The State of Conflict Conference 2021

The Public Mediation Programme (PMP) of the University of Amsterdam, Public Mediation (PM), and WesselinkVanZijst are pleased to invite you to take part in the fourth annual State of Conflict Conference. This year the Conference will take place online on the afternoons of the 28th of May and the 4th of June. The theme is embracing creative disruption. During the Conference two sessions will take place simultaneously. Both afternoons start with a welcome and introduction and end with a plenary session, in which we report back on the sessions. The event will be in English this year to accommodate international participants.

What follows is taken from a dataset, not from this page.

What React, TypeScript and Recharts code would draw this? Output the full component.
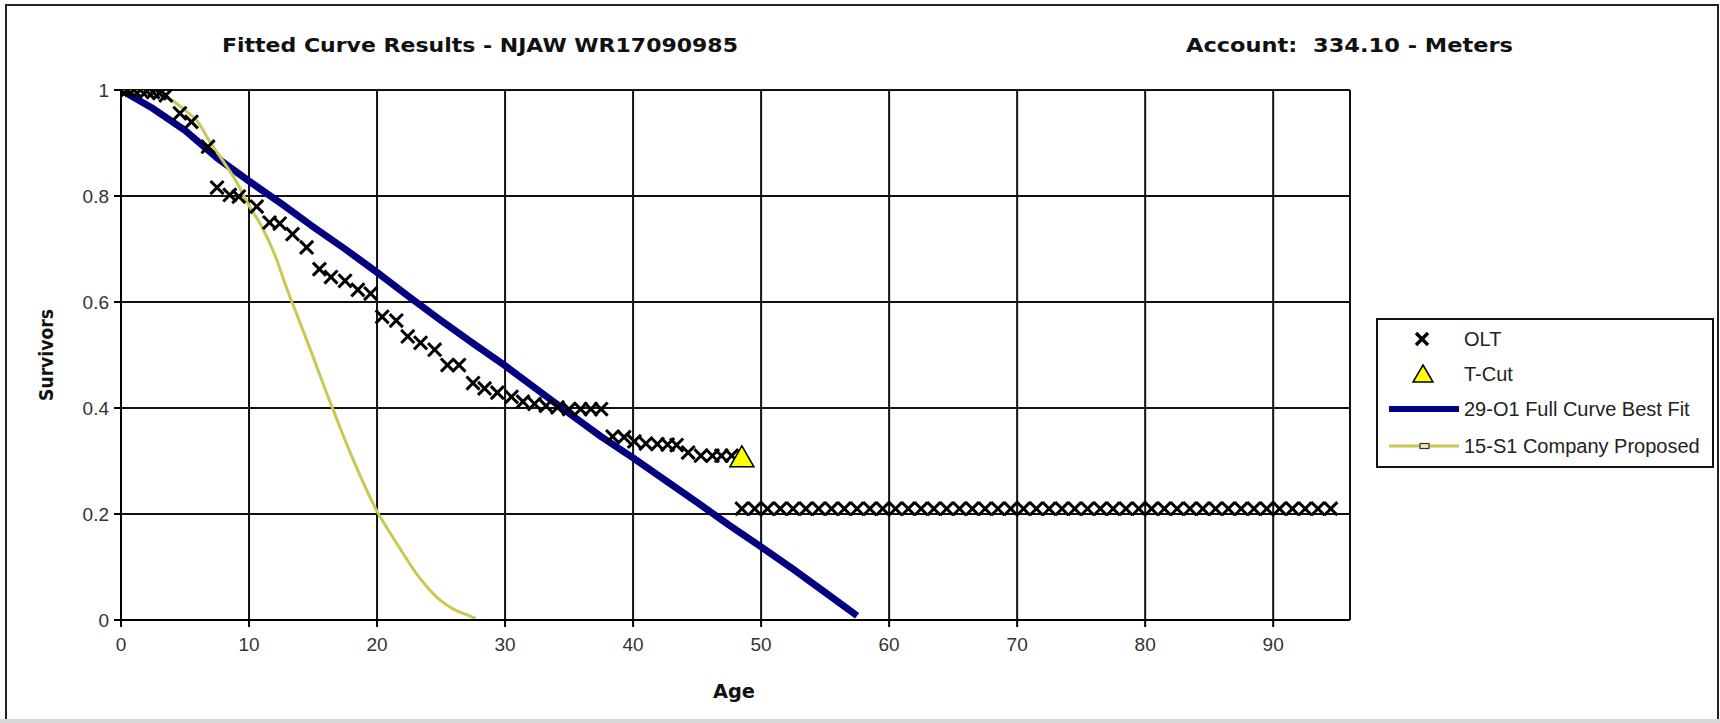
import React from "react";
import {
  CartesianGrid,
  ComposedChart,
  Line,
  ReferenceLine,
  Scatter,
  XAxis,
  YAxis
} from "recharts";

// values
const ageTicks = [0, 10, 20, 30, 40, 50, 60, 70, 80, 90];
const survivorTicks = [0, 0.2, 0.4, 0.6, 0.8, 1];

const oltAges = [
  0, 0.5, 1, 1.5, 2, 2.5, 3, 3.5, 4.6, 5.5, 6.8, 7.5, 8.5, 9.2, 10.6, 11.6, 12.4,
  13.4, 14.5, 15.5, 16.4, 17.5, 18.5, 19.5, 20.4, 21.5, 22.4, 23.4, 24.5, 25.5,
  26.4, 27.5, 28.4, 29.4, 30.5, 31.4, 32.3, 33.2, 34.1, 35.0, 35.9, 36.7, 37.5,
  38.4, 39.3, 40.1, 41.0, 41.9, 42.7, 43.4, 44.3, 45.3, 46.2, 46.9, 47.7,
  48.5, 49.5, 50.5, 51.5, 52.5, 53.5, 54.5, 55.5, 56.5, 57.5, 58.5, 59.5, 60.5,
  61.5, 62.5, 63.5, 64.5, 65.5, 66.5, 67.5, 68.5, 69.5, 70.5, 71.5, 72.5, 73.5,
  74.5, 75.5, 76.5, 77.5, 78.5, 79.5, 80.5, 81.5, 82.5, 83.5, 84.5, 85.5, 86.5,
  87.5, 88.5, 89.5, 90.5, 91.5, 92.5, 93.5, 94.5
];
const oltSurvivors = [
  1, 1, 1, 1, 0.998, 0.996, 0.994, 0.99, 0.956, 0.94, 0.893, 0.816, 0.802, 0.799,
  0.78, 0.75, 0.748, 0.728, 0.703, 0.662, 0.647, 0.64, 0.623, 0.616, 0.572,
  0.565, 0.535, 0.523, 0.51, 0.481, 0.481, 0.447, 0.437, 0.429, 0.421, 0.412,
  0.408, 0.404, 0.401, 0.398, 0.398, 0.398, 0.398, 0.346, 0.345, 0.337, 0.333,
  0.332, 0.331, 0.33, 0.316, 0.31, 0.31, 0.31, 0.31,
  0.21, 0.21, 0.21, 0.21, 0.21, 0.21, 0.21, 0.21, 0.21, 0.21, 0.21, 0.21, 0.21,
  0.21, 0.21, 0.21, 0.21, 0.21, 0.21, 0.21, 0.21, 0.21, 0.21, 0.21, 0.21, 0.21,
  0.21, 0.21, 0.21, 0.21, 0.21, 0.21, 0.21, 0.21, 0.21, 0.21, 0.21, 0.21, 0.21,
  0.21, 0.21, 0.21, 0.21, 0.21, 0.21, 0.21, 0.21
];

const tCutAges = [48.5];
const tCutSurvivors = [0.308];

const fitAges = [
  0, 2.5, 5, 7.5, 10, 12.5, 15, 17.5, 20, 22.5, 25, 27.5, 30, 32.5, 35, 37.5, 40,
  42.5, 45, 47.5, 50, 52.5, 55, 57.5
];
const fitSurvivors = [
  1, 0.965, 0.924, 0.872, 0.828, 0.786, 0.742, 0.7, 0.656, 0.61, 0.565, 0.522,
  0.48, 0.435, 0.39, 0.346, 0.306, 0.264, 0.222, 0.179, 0.138, 0.096, 0.052, 0.008
];

const proposedAges = [
  0, 1, 2, 3, 4, 5, 6, 7, 8, 9, 10, 11, 12, 13, 14, 15, 16, 17, 18, 19, 20, 21,
  22, 23, 24, 25, 26, 27, 27.7
];
const proposedSurvivors = [
  1, 1, 0.998, 0.99, 0.98, 0.962, 0.94, 0.9, 0.865, 0.828, 0.782, 0.742, 0.69,
  0.622, 0.56, 0.497, 0.432, 0.37, 0.31, 0.255, 0.205, 0.165, 0.127, 0.09, 0.06,
  0.036, 0.02, 0.01, 0.003
];

const SERIES = {
  olt: "OLT",
  tcut: "T-Cut",
  fit: "29-O1 Full Curve Best Fit",
  proposed: "15-S1 Company Proposed"
};

const NAVY = "#000080";
const OLIVE = "#c8c852";
const TEXT_FONT = '"Liberation Sans", Arial, sans-serif';
const BOLD_FONT = '"DejaVu Sans", Verdana, sans-serif';

const toRows = (xs: number[], ys: number[]) => xs.map((x, i) => ({ x, y: ys[i] }));

const oltData = toRows(oltAges, oltSurvivors);
const tCutData = toRows(tCutAges, tCutSurvivors);
const fitData = toRows(fitAges, fitSurvivors);
const proposedData = toRows(proposedAges, proposedSurvivors);

function CrossMark(props: any) {
  const { cx, cy } = props;
  const r = 5.5;
  return (
    <g stroke="#000" strokeWidth={3} strokeLinecap="square">
      <line x1={cx - r} y1={cy - r} x2={cx + r} y2={cy + r} />
      <line x1={cx - r} y1={cy + r} x2={cx + r} y2={cy - r} />
    </g>
  );
}

function TriangleMark(props: any) {
  const { cx, cy } = props;
  return (
    <polygon
      points={`${cx},${cy - 11} ${cx + 12},${cy + 10} ${cx - 12},${cy + 10}`}
      fill="#ffff00"
      stroke="#000"
      strokeWidth={1.5}
    />
  );
}

function LegendRow({ top, kind, label }: { top: number; kind: string; label: string }) {
  return (
    <div style={{ position: "absolute", left: 9, top, height: 36, display: "flex", alignItems: "center" }}>
      <svg width={72} height={36}>
        {kind === "olt" && (
          <g stroke="#000" strokeWidth={3.4}>
            <line x1={29} y1={12} x2={41} y2={24} />
            <line x1={29} y1={24} x2={41} y2={12} />
          </g>
        )}
        {kind === "tcut" && (
          <polygon points="36,9 46,26 26,26" fill="#ffff00" stroke="#000" strokeWidth={1.5} />
        )}
        {kind === "fit" && <line x1={2} y1={18} x2={72} y2={18} stroke={NAVY} strokeWidth={6} />}
        {kind === "proposed" && (
          <g>
            <line x1={2} y1={18} x2={72} y2={18} stroke={OLIVE} strokeWidth={3} />
            <rect x={33} y={15.5} width={9} height={5} fill="#e8e8c0" stroke="#333" strokeWidth={1.2} />
          </g>
        )}
      </svg>
      <span style={{ marginLeft: 5, fontFamily: TEXT_FONT, fontSize: 20, color: "#222", whiteSpace: "nowrap" }}>
        {label}
      </span>
    </div>
  );
}

export default function App() {
  return (
    <div style={{ position: "absolute", left: 0, top: 0, width: 1720, height: 723, background: "#fff", overflow: "hidden" }}>
      <div
        style={{
          position: "absolute",
          left: 5,
          top: 4,
          width: 1714,
          height: 715,
          borderTop: "2px solid #222",
          borderLeft: "2px solid #222",
          borderRight: "2px solid #222",
          boxSizing: "border-box"
        }}
      />
      <div style={{ position: "absolute", left: 0, top: 719, width: 1720, height: 4, background: "#d8d8d8" }} />

      <ComposedChart
        width={1720}
        height={723}
        margin={{ top: 90, right: 370, bottom: 43, left: 61 }}
        style={{ position: "absolute", left: 0, top: 0 }}
      >
        <CartesianGrid stroke="#111" strokeWidth={2} />
        <XAxis
          type="number"
          dataKey="x"
          domain={[0, 96]}
          ticks={ageTicks}
          allowDataOverflow
          height={60}
          tickSize={7}
          tickMargin={11}
          axisLine={{ stroke: "#000", strokeWidth: 2 }}
          tickLine={{ stroke: "#000", strokeWidth: 2 }}
          tick={{ fontSize: 19, fill: "#333", fontFamily: TEXT_FONT }}
        />
        <YAxis
          type="number"
          dataKey="y"
          domain={[0, 1]}
          ticks={survivorTicks}
          allowDataOverflow
          width={60}
          tickSize={7}
          tickMargin={5}
          axisLine={{ stroke: "#000", strokeWidth: 2 }}
          tickLine={{ stroke: "#000", strokeWidth: 2 }}
          tick={{ fontSize: 19, fill: "#333", fontFamily: TEXT_FONT }}
        />
        <ReferenceLine x={96} stroke="#111" strokeWidth={2} />
        <Scatter name={SERIES.olt} data={oltData} shape={CrossMark} isAnimationActive={false} />
        <Line
          name={SERIES.fit}
          data={fitData}
          dataKey="y"
          type="linear"
          stroke={NAVY}
          strokeWidth={7}
          strokeLinejoin="round"
          dot={false}
          activeDot={false}
          isAnimationActive={false}
        />
        <Line
          name={SERIES.proposed}
          data={proposedData}
          dataKey="y"
          type="monotone"
          stroke={OLIVE}
          strokeWidth={3}
          dot={false}
          activeDot={false}
          isAnimationActive={false}
        />
        <Scatter name={SERIES.tcut} data={tCutData} shape={TriangleMark} isAnimationActive={false} />
      </ComposedChart>

      <svg width={1720} height={723} style={{ position: "absolute", left: 0, top: 0, pointerEvents: "none" }}>
        <text x={222} y={52} textLength={516} lengthAdjust="spacingAndGlyphs" fontFamily={BOLD_FONT} fontWeight="bold" fontSize={20} fill="#111">
          Fitted Curve Results - NJAW WR17090985
        </text>
        <text x={1186} y={52} textLength={327} lengthAdjust="spacingAndGlyphs" fontFamily={BOLD_FONT} fontWeight="bold" fontSize={20} fill="#111" style={{ whiteSpace: "pre" }}>
          {"Account:  334.10 - Meters"}
        </text>
        <text x={713} y={698} textLength={42} lengthAdjust="spacingAndGlyphs" fontFamily={BOLD_FONT} fontWeight="bold" fontSize={20} fill="#111">
          Age
        </text>
        <g transform="translate(53 355) rotate(-90)">
          <text x={0} y={0} textAnchor="middle" textLength={92} lengthAdjust="spacingAndGlyphs" fontFamily={BOLD_FONT} fontWeight="bold" fontSize={20} fill="#111">
            Survivors
          </text>
        </g>
      </svg>

      <div
        style={{
          position: "absolute",
          left: 1376,
          top: 318,
          width: 338,
          height: 150,
          border: "2px solid #111",
          boxSizing: "border-box",
          background: "#fff"
        }}
      >
        <LegendRow top={1} kind="olt" label={SERIES.olt} />
        <LegendRow top={36} kind="tcut" label={SERIES.tcut} />
        <LegendRow top={71} kind="fit" label={SERIES.fit} />
        <LegendRow top={108} kind="proposed" label={SERIES.proposed} />
      </div>
    </div>
  );
}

In order to organise the conference and sessions efficiently, we kindly ask you to let us know which sessions you would like to attend. Please find a description of the sessions below. Each session has a limited number of places. Registration is possible at the bottom of this page.

The sessions

Part I: Friday 28th of May 2021, 14.00 – 17.00 

1. Learning from Restorative Practice

Conventional ways of organising citizen participation have been stretched not only by the Covid pandemic, but also by the demands posed by policy issues like the energy transition. As the strains on the system from these disruptions, frustrations, and disappointments accumulate, we are confronted with a lack of trust and legitimacy that cooperation and public action requires.

In two sessions we explore what insights and inspiration the working form of restorative justice offers and how these might push us to find new meaning and new possibilities in the interaction between citizens, stakeholders, and government. In the first session on 28 May, we will make sense together of what restoration means in practice and what it would mean as a practical goal. 

2. Zoöperation 

In light of developments as climate change and the encroachment of our cities on green areas and nature, conflicts between humans and non-human forms of life are increasingly brought to the foreground. Decisions by governments and organisations directly affect the well-being and interests of non-human life. The Zoöp, short for Zoöperation, is a new organisational model for branches of government and organisations (profit and non-profit). It disrupts our normal repertoire by including a (human) representation of the interests of non-human life in its board. A Zoöp integrates these interests in decision-making and empowers to contribute to ecological regeneration. In this session with Klaas Kuitenbrouwer (Het Nieuwe Instituut) we will explore how this affects narratives, agendas and processes around spatial planning. How can we work towards redefining unproductive frameworks and dichotomies, such as agriculture versus nature?

Part II: Friday 4th of June 2021, 14.00 to 17.00 

3. Designing for Restorative Practice 

Please note: this session builds on the session ‘Learning from Restorative Practice’ on the 28th of May. 

Conventional ways of organising citizen participation have been stretched not only by the Covid pandemic, but also by the demands posed by policy issues like the energy transition. As the strains on the system from these disruptions, frustrations, and disappointments accumulate, we are confronted with a lack of trust and legitimacy that cooperation and public action requires. 

In two sessions we explore what insights and inspiration the working form of restorative justice offers and how these might push us to find new meaning and new possibilities in the interaction between citizens, stakeholders, and government. In the second session on 4 June, we will explore what it might mean to design for restoration at a practical level. What is it that we would seek to restore and how might we go about doing this?

4. Control-Alt-Delete: Resetting the Agenda for Change

The disruption of routines at work and in daily life over the past fourteen months has prompted many of us to reflect on these routines, on what we miss, what we value, and what changes we may wish to carry forward from this experience. In this session we will explore how reflection on these questions can inform the agenda for change that we embrace as we move forward. What can we learn about the insights that have been promoted by reflection on this experience? What priorities will we, should we, carry forward? What are the views of individuals who are working for change in the Netherlands and globally? Is it possible to draw on our experiences together to frame some key elements of an agenda for change that we can carry forward?